Avoiding Predatory Lending
Predatory lending has been around for many years, but only recently has it received the kind of attention that it deserves. In New Haven, many homeowners have fallen prey to lending practices that threaten their ability to afford and retain their homes. To avoid confusion, it is important to understand the difference between sub-prime and predatory mortgages.
Sub-prime mortgages are loans made to borrowers with less than “A” credit—that is, to borrowers who have had some (possibly minor) credit problems. Interest rates are generally higher than on “prime” loans. Predatory mortgages are loans with terms, conditions, and fees that literally prey on a homeowner’s equity or income. Predatory loans have exorbitant interest rates, expensive origination fees, and pre-payment penalties that make it difficult for borrowers to pay off their loans early.
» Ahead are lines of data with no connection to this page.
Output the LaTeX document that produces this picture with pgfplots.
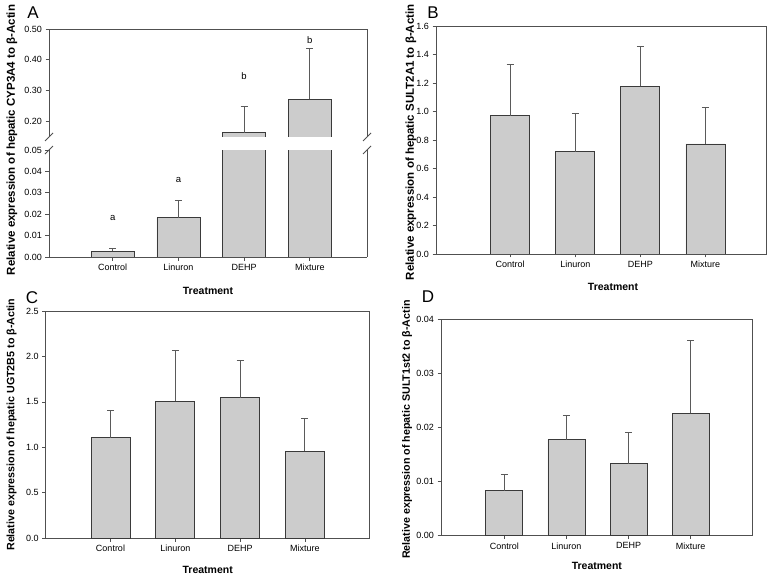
\documentclass[border=0pt]{standalone}
\usepackage{pgfplots}
\pgfplotsset{compat=1.18}
\usepackage{pgfplotstable}
\usepackage{fontspec}
\setmainfont{Liberation Sans}

\definecolor{barfill}{HTML}{CCCCCC}
\definecolor{baredge}{HTML}{3A3A3A}
\definecolor{axisgray}{HTML}{505050}
\definecolor{errgray}{HTML}{5A5A5A}

% x  y  err
\pgfplotstableread{
x y e
0 0.0028 0.0014
1 0.0184 0.0082
2 0.164 0.085
3 0.272 0.164
}\tabA
\pgfplotstableread{
x y e
2 0.164 0.085
3 0.272 0.164
}\tabAup
\pgfplotstableread{
x y e
0 0.971 0.360
1 0.718 0.267
2 1.177 0.278
3 0.772 0.257
}\tabB
\pgfplotstableread{
x y e
0 1.107 0.301
1 1.510 0.561
2 1.547 0.414
3 0.960 0.360
}\tabC
\pgfplotstableread{
x y e
0 0.00831 0.00295
1 0.01772 0.00450
2 0.01329 0.00579
3 0.02258 0.01342
}\tabD

\pgfplotsset{
  panel/.style={
    scale only axis,
    ybar,
    xtick={0,1,2,3},
    xticklabels={Control,Linuron,DEHP,Mixture},
    ytick pos=left,
    tick align=outside,
    major tick length=3.5pt,
    xtick style={draw=axisgray, line width=0.8pt},
    ytick style={draw=axisgray, line width=0.8pt},
    axis line style={draw=axisgray, line width=0.9pt},
    tick label style={font=\fontsize{9}{10}\selectfont},
    /pgf/number format/assume math mode=true,
    scaled y ticks=false,
    ymin=0,
    enlarge y limits=false,
    xlabel={Treatment},
    every axis y label/.style={at={(axis description cs:0,0.5)}, rotate=90, anchor=center,
      font=\bfseries\fontsize{10.7}{12}\selectfont},
    every axis x label/.style={at={(axis description cs:0.5,0)}, anchor=center,
      font=\bfseries\fontsize{10.5}{12}\selectfont},
  },
  dec/.style={/pgf/number format/fixed, /pgf/number format/fixed zerofill, /pgf/number format/precision=#1},
  bars/.style={
    fill=barfill, draw=baredge, line width=0.8pt,
    error bars/.cd, y dir=plus, y explicit,
    error mark=|,
    error bar style={draw=errgray, line width=0.9pt},
    error mark options={draw=errgray, line width=0.9pt, mark size=3.5pt},
  },
}

\begin{document}
\begin{tikzpicture}
\useasboundingbox (0,0) rectangle (776pt,579pt);

% ---------- A (broken y axis) ----------
\begin{axis}[panel, name=Alow,
  at={(49pt,322pt)}, anchor=south west,
  width=318pt, height=107pt,
  xmin=-0.97, xmax=3.87, ymax=0.05,
  bar width=43pt,
  axis x line*=bottom, axis y line*=box, ytick pos=left,
  ytick={0,0.01,0.02,0.03,0.04,0.05},
  dec=2,
  ylabel={Relative expression of hepatic CYP3A4 to β-Actin},
  ylabel style={at={([xshift=-37pt]axis description cs:0,1.093)}, font=\bfseries\fontsize{11.5}{13}\selectfont},
  xlabel style={at={([yshift=-34pt]axis description cs:0.5,0)}},
]
\addplot[bars] table[x=x, y=y, y error=e] {\tabA};
\node[font=\fontsize{9.5}{10}\selectfont] at (axis cs:0,0.0181) {a};
\node[font=\fontsize{9.5}{10}\selectfont] at (axis cs:1,0.036) {a};
\end{axis}

\begin{axis}[panel, name=Aup,
  at={(49pt,442pt)}, anchor=south west,
  width=318pt, height=108pt,
  xmin=-0.97, xmax=3.87, ymin=0.15, ymax=0.50,
  bar width=43pt,
  axis x line*=top, axis y line*=box, ytick pos=left,
  xticklabels={}, xlabel={}, xtick style={draw=none},
  ytick={0.2,0.3,0.4,0.5},
  dec=2,
]
\addplot[bars] table[x=x, y=y, y error=e] {\tabAup};
\node[font=\fontsize{9.5}{10}\selectfont] at (axis cs:2,0.347) {b};
\node[font=\fontsize{9.5}{10}\selectfont] at (axis cs:3,0.465) {b};
\end{axis}

% break marks
\foreach \c in {Aup.south west, Aup.south east, Alow.north west, Alow.north east}
  \draw[axisgray, line width=0.8pt] ([shift={(-4pt,-4pt)}]\c) -- ([shift={(4pt,4pt)}]\c);

% ---------- B ----------
\begin{axis}[panel, xtick pos=bottom,
  at={(436pt,325pt)}, anchor=south west,
  width=330pt, height=228pt,
  xmin=-1.14, xmax=3.93, ymax=1.6,
  bar width=39pt,
  ytick={0,0.2,...,1.6},
  dec=1,
  ylabel={Relative expression of hepatic SULT2A1 to β-Actin},
  ylabel style={at={([xshift=-25pt]axis description cs:0,0.49)}, font=\bfseries\fontsize{11.5}{13}\selectfont},
  xlabel style={at={([xshift=12pt,yshift=-33pt]axis description cs:0.5,0)}},
]
\addplot[bars] table[x=x, y=y, y error=e] {\tabB};
\end{axis}

% ---------- C ----------
\begin{axis}[panel, xtick pos=bottom,
  at={(45.7pt,40.7pt)}, anchor=south west,
  width=324pt, height=227.3pt,
  xmin=-1, xmax=4, ymax=2.5,
  bar width=39pt,
  ytick={0,0.5,...,2.5},
  dec=1,
  ylabel={Relative expression of hepatic UGT2B5 to β-Actin},
  ylabel style={at={([xshift=-34pt]axis description cs:0,0.5)}},
  xlabel style={at={([yshift=-32pt]axis description cs:0.5,0)}},
]
\addplot[bars] table[x=x, y=y, y error=e] {\tabC};
\end{axis}

% ---------- D ----------
\begin{axis}[panel, xtick pos=bottom,
  at={(441pt,43.3pt)}, anchor=south west,
  width=311.7pt, height=216.7pt,
  xmin=-1.02, xmax=4, ymax=0.04,
  bar width=37pt,
  ytick={0,0.01,0.02,0.03,0.04},
  dec=2,
  ylabel={Relative expression of hepatic SULT1st2 to β-Actin},
  ylabel style={at={([xshift=-34pt]axis description cs:0,0.49)}},
  xlabel style={at={([yshift=-30pt]axis description cs:0.5,0)}},
]
\addplot[bars] table[x=x, y=y, y error=e] {\tabD};
\end{axis}

% panel letters
\node[font=\fontsize{17}{19}\selectfont] at (33pt,566pt) {A};
\node[font=\fontsize{17}{19}\selectfont] at (433pt,566pt) {B};
\node[font=\fontsize{17}{19}\selectfont] at (32pt,281pt) {C};
\node[font=\fontsize{17}{19}\selectfont] at (428pt,282pt) {D};
\end{tikzpicture}
\end{document}
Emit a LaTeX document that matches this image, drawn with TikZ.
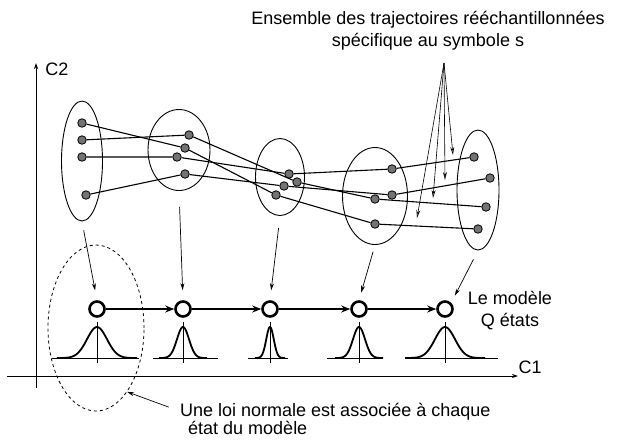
\documentclass[tikz,border=0pt]{standalone}
\usepackage{fontspec}
\setmainfont{Liberation Sans}
\usetikzlibrary{arrows.meta,shapes.geometric}

\begin{document}
\begin{tikzpicture}[x=1pt, y=-1pt, font=\fontsize{18}{22}\selectfont,
	groupe/.style={draw, ellipse, line width=0.9pt, inner sep=0pt},
	point/.style={circle, draw, fill=black!55, line width=0.8pt, inner sep=0pt, minimum size=8.5pt},
	etat/.style={circle, draw, line width=2.6pt, inner sep=0pt, minimum size=15pt},
	traj/.style={line width=1.1pt},
	vers/.style={-{Stealth[length=7pt, width=4pt]}, line width=0.7pt},
	indique/.style={-{Stealth[open, length=8pt, width=4pt]}, line width=0.6pt},
	cloche/.style={line width=1.8pt}]
	\useasboundingbox (0,0) rectangle (617,440);

	% axes
	\coordinate (O) at (36,388);
	\coordinate (Y) at (36,63);
	\coordinate (Xg) at (7,376);
	\coordinate (X) at (518,376);
	\draw [-{Stealth[length=6pt, width=4pt]}, line width=0.8pt] (O) -- (Y);
	\draw [-{Stealth[length=6pt, width=4pt]}, line width=0.8pt] (Xg) -- (X);
	\node (c2) at (57,69) {C2};
	\node (c1) at (530,367) {C1};

	% groupes de points
	\node [groupe, minimum width=41pt, minimum height=120pt] (g1) at (82,161) {};
	\node [groupe, minimum width=62pt, minimum height=81pt] (g2) at (179,150) {};
	\node [groupe, minimum width=49pt, minimum height=77pt] (g3) at (280,177) {};
	\node [groupe, minimum width=65pt, minimum height=97pt] (g4) at (375,196) {};
	\node [groupe, minimum width=42pt, minimum height=120pt] (g5) at (478,190) {};

	\node [point] (p11) at (82,123) {};
	\node [point] (p12) at (82,140) {};
	\node [point] (p13) at (82,157) {};
	\node [point] (p14) at (86,195) {};
	\node [point] (p21) at (189,135) {};
	\node [point] (p22) at (185,148) {};
	\node [point] (p23) at (177,157) {};
	\node [point] (p24) at (185,174) {};
	\node [point] (p31) at (289,174) {};
	\node [point] (p32) at (297,182) {};
	\node [point] (p33) at (284,186) {};
	\node [point] (p34) at (276,195) {};
	\node [point] (p41) at (392,169) {};
	\node [point] (p42) at (392,195) {};
	\node [point] (p43) at (375,199) {};
	\node [point] (p44) at (375,224) {};
	\node [point] (p51) at (474,157) {};
	\node [point] (p52) at (490,178) {};
	\node [point] (p53) at (486,207) {};
	\node [point] (p54) at (478,229) {};

	% trajectoires
	\draw [traj] (p11) -- (p22) -- (p34) -- (p44) -- (p54);
	\draw [traj] (p12) -- (p21) -- (p32) -- (p43) -- (p53);
	\draw [traj] (p13) -- (p23) -- (p31) -- (p41) -- (p51);
	\draw [traj] (p14) -- (p24) -- (p33) -- (p42) -- (p52);

	\node [align=center] (titre) at (428,31) {Ensemble des trajectoires rééchantillonnées\\spécifique au symbole s};
	\coordinate (sommet) at (444,63);
	\coordinate (f1) at (417,218);
	\coordinate (f2) at (433,198);
	\coordinate (f3) at (445,180);
	\coordinate (f4) at (453,155);
	\draw [indique] (sommet) -- (f1);
	\draw [indique] (sommet) -- (f2);
	\draw [indique] (sommet) -- (f3);
	\draw [indique] (sommet) -- (f4);

	% le modele
	\node [etat] (s1) at (97,309) {};
	\node [etat] (s2) at (183,309) {};
	\node [etat] (s3) at (270,309) {};
	\node [etat] (s4) at (359,309) {};
	\node [etat] (s5) at (445,309) {};
	\draw [line width=1.8pt, -{Stealth[length=9pt, width=7pt]}] (s1) -- (s2);
	\draw [line width=1.8pt, -{Stealth[length=9pt, width=7pt]}] (s2) -- (s3);
	\draw [line width=1.8pt, -{Stealth[length=9pt, width=7pt]}] (s3) -- (s4);
	\draw [line width=1.8pt, -{Stealth[length=9pt, width=7pt]}] (s4) -- (s5);
	\node [align=center] (qetats) at (510,311) {Le modèle\\Q états};

	\draw [vers, shorten <=9pt, shorten >=10pt] (g1.south) -- (s1.north);
	\draw [vers, shorten <=16pt, shorten >=10pt] (g2.south) -- (s2.north);
	\draw [vers, shorten <=12pt, shorten >=10pt] (g3.south) -- (s3.north);
	\draw [vers, shorten <=7pt, shorten >=8pt] (g4.south) -- (s4.north);
	\draw [vers, shorten <=10pt, shorten >=8pt] (g5.south) -- (s5.north east);

	% lois normales
	\draw [line width=0.8pt] (52,358) -- (139,358);
	\draw [line width=0.8pt] (97,322) -- (97,363);
	\draw [cloche] plot [domain=57:137, samples=60] (\x, {358-31*exp(-(\x-97)*(\x-97)/200)});
	\draw [line width=0.8pt] (153,358) -- (218,358);
	\draw [line width=0.8pt] (183,322) -- (183,363);
	\draw [cloche] plot [domain=159:207, samples=60] (\x, {358-31*exp(-(\x-183)*(\x-183)/72)});
	\draw [line width=0.8pt] (248,358) -- (288,358);
	\draw [line width=0.8pt] (270,322) -- (270,363);
	\draw [cloche] plot [domain=255:285, samples=60] (\x, {358-31*exp(-(\x-270)*(\x-270)/28)});
	\draw [line width=0.8pt] (327,358) -- (382,358);
	\draw [line width=0.8pt] (359,322) -- (359,363);
	\draw [cloche] plot [domain=335:383, samples=60] (\x, {358-31*exp(-(\x-359)*(\x-359)/72)});
	\draw [line width=0.8pt] (407,358) -- (498,358);
	\draw [line width=0.8pt] (445,322) -- (445,363);
	\draw [cloche] plot [domain=405:485, samples=60] (\x, {358-31*exp(-(\x-445)*(\x-445)/200)});

	\node [draw, dashed, ellipse, line width=0.8pt, minimum width=96pt, minimum height=166pt] (loi) at (96,328) {};
	\node [anchor=base west, inner sep=0pt] (loi1) at (180,416) {Une loi normale est associée à chaque};
	\node [anchor=base west, inner sep=0pt] (loi2) at (188,434) {état du modèle};
	\draw [vers, shorten <=12pt] (loi1.west) -- (loi.-64);
\end{tikzpicture}
\end{document}
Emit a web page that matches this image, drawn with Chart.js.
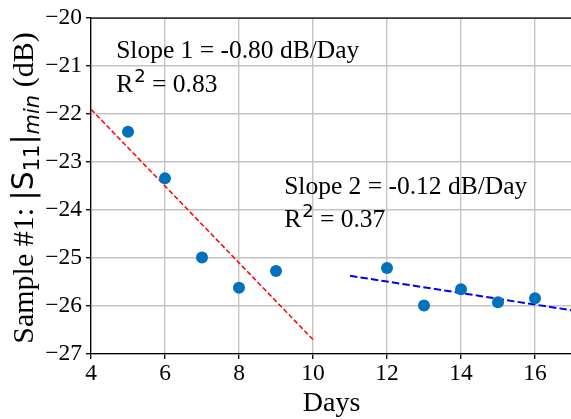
<!DOCTYPE html>
<html><head><meta charset="utf-8">
<script src="https://cdn.jsdelivr.net/npm/chart.js@4/dist/chart.umd.min.js"></script>
<style>
html,body{margin:0;padding:0;background:#fff;overflow:hidden;}
#wrap{width:571px;height:419px;overflow:hidden;position:relative;}
canvas{display:block;}
</style></head>
<body><div id="wrap"><canvas id="c" width="600" height="419"></canvas></div>
<script>
// ---- data ----
const days = [5, 6, 7, 8, 9, 12, 13, 14, 15, 16];
const s11min = [-22.37, -23.34, -24.99, -25.62, -25.27, -25.21, -25.99, -25.65, -25.92, -25.84];
const fit1Days = [4, 10];
const fit1Vals = [-21.9, -26.7];
const fit2Days = [11, 17];
const fit2Vals = [-25.37, -26.09];
const xTicks = [4, 6, 8, 10, 12, 14, 16];
const yTicks = [-27, -26, -25, -24, -23, -22, -21, -20];
const xLabel = 'Days';
const annot1 = ['Slope 1 = -0.80 dB/Day', '0.83'];
const annot2 = ['Slope 2 = -0.12 dB/Day', '0.37'];
const annot1Pos = [4.68, -20.83, -21.54];
const annot2Pos = [9.22, -23.66, -24.36];

const SERIF = '"Liberation Serif", "Times New Roman", serif';
const SANS = '"DejaVu Sans", sans-serif';

const pts = days.map((d, i) => ({x: d, y: s11min[i]}));
const f1 = fit1Days.map((d, i) => ({x: d, y: fit1Vals[i]}));
const f2 = fit2Days.map((d, i) => ({x: d, y: fit2Vals[i]}));

const deco = {
  id: 'deco',
  afterDraw(chart) {
    const ctx = chart.ctx, a = chart.chartArea;
    const xs = chart.scales.x, ys = chart.scales.y;
    ctx.save();
    // top and right spines
    ctx.strokeStyle = '#000'; ctx.lineWidth = 1.3;
    ctx.beginPath(); ctx.moveTo(a.left, a.top); ctx.lineTo(a.right, a.top); ctx.lineTo(a.right, a.bottom); ctx.stroke();
    // annotations
    ctx.fillStyle = '#000';
    ctx.textBaseline = 'alphabetic'; ctx.textAlign = 'left';
    function ann(lines, pos) {
      const x = xs.getPixelForValue(pos[0]);
      const y1 = ys.getPixelForValue(pos[1]);
      const y2 = ys.getPixelForValue(pos[2]);
      ctx.font = '25.5px ' + SERIF;
      ctx.fillText(lines[0], x, y1);
      ctx.fillText('R', x, y2);
      let w = ctx.measureText('R').width;
      ctx.font = '18px ' + SANS;
      ctx.fillText('2', x + w + 1, y2 - 10);
      w += 1 + ctx.measureText('2').width;
      ctx.font = '25.5px ' + SERIF;
      ctx.fillText(' = ' + lines[1], x + w, y2);
    }
    ann(annot1, annot1Pos);
    ann(annot2, annot2Pos);
    // y axis title with sub-scripts
    const F = 30;
    const segs = [
      {t: 'Sample #1: ', f: F + 'px ' + SERIF, dy: 0},
      {t: '|S', f: F + 'px ' + SANS, dy: 0},
      {t: '11', f: (F*0.7) + 'px ' + SANS, dy: 6},
      {t: '|', f: F + 'px ' + SANS, dy: 0},
      {t: 'min', f: 'italic ' + (F*0.7) + 'px ' + SANS, dy: 6},
      {t: ' (dB)', f: F + 'px ' + SERIF, dy: 0}
    ];
    let total = 0;
    segs.forEach(s => { ctx.font = s.f; s.w = ctx.measureText(s.t).width; total += s.w; });
    const cy = (a.top + a.bottom) / 2 + 2;
    ctx.translate(33, cy);
    ctx.rotate(-Math.PI / 2);
    let px = -total / 2;
    segs.forEach(s => { ctx.font = s.f; ctx.fillText(s.t, px, s.dy); px += s.w; });
    ctx.restore();
    // x title
    ctx.save();
    ctx.font = '28px ' + SERIF; ctx.fillStyle = '#000';
    ctx.textAlign = 'center'; ctx.textBaseline = 'alphabetic';
    ctx.fillText(xLabel, (a.left + a.right) / 2, 411);
    ctx.restore();
  }
};

new Chart(document.getElementById('c'), {
  type: 'scatter',
  data: {
    datasets: [
      {data: f1, showLine: true, borderColor: '#ff0000', borderWidth: 1.5, borderDash: [5, 2.5], pointRadius: 0, fill: false, order: 2},
      {data: f2, showLine: true, borderColor: '#0000ff', borderWidth: 2, borderDash: [7.4, 3.2], pointRadius: 0, fill: false, order: 2},
      {data: pts, backgroundColor: '#0072BD', borderColor: '#0072BD', pointRadius: 6, pointHoverRadius: 6, borderWidth: 0, order: 1}
    ]
  },
  options: {
    responsive: false, animation: false, devicePixelRatio: 1,
    layout: {padding: {left: 0, top: 17, right: 28, bottom: 0}},
    plugins: {legend: {display: false}, tooltip: {enabled: false}},
    scales: {
      x: {
        type: 'linear', min: 4, max: 17,
        afterBuildTicks: s => { s.ticks = xTicks.map(v => ({value: v})); },
        afterFit: s => { s.height = 65; },
        grid: {color: '#c4c4c4', lineWidth: 1.4, tickColor: '#000', tickLength: 5, tickWidth: 1.3},
        border: {color: '#000', width: 1.3},
        ticks: {color: '#000', font: {family: SERIF, size: 23.5}, padding: 1, maxRotation: 0,
                callback: v => String(v)}
      },
      y: {
        type: 'linear', min: -27, max: -20,
        afterBuildTicks: s => { s.ticks = yTicks.map(v => ({value: v})); },
        afterFit: s => { s.width = 91; },
        grid: {color: '#c4c4c4', lineWidth: 1.4, tickColor: '#000', tickLength: 5, tickWidth: 1.3},
        border: {color: '#000', width: 1.3},
        ticks: {color: '#000', font: {family: SERIF, size: 23.5}, padding: 4,
                callback: v => (v < 0 ? '\u2212' + Math.abs(v) : String(v))}
      }
    }
  },
  plugins: [deco]
});
</script>
</body></html>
In addition, most predatory loans have adjustable interest rates that cause monthly payments to increase dramatically when the interest rate resets. Rising delinquency and foreclosure rates are directly tied to the abusive lending practices that underlie predatory lending.
Homebuyers may be tempted by predatory loans when they are unable to obtain conventional financing, and existing homeowners may be lured into a predatory loan when offered a “cash-out” refinance. Proper homebuyer education and counseling is essential if we are to help our prospective homebuyers and existing homeowners to obtain good mortgages from reputable lenders.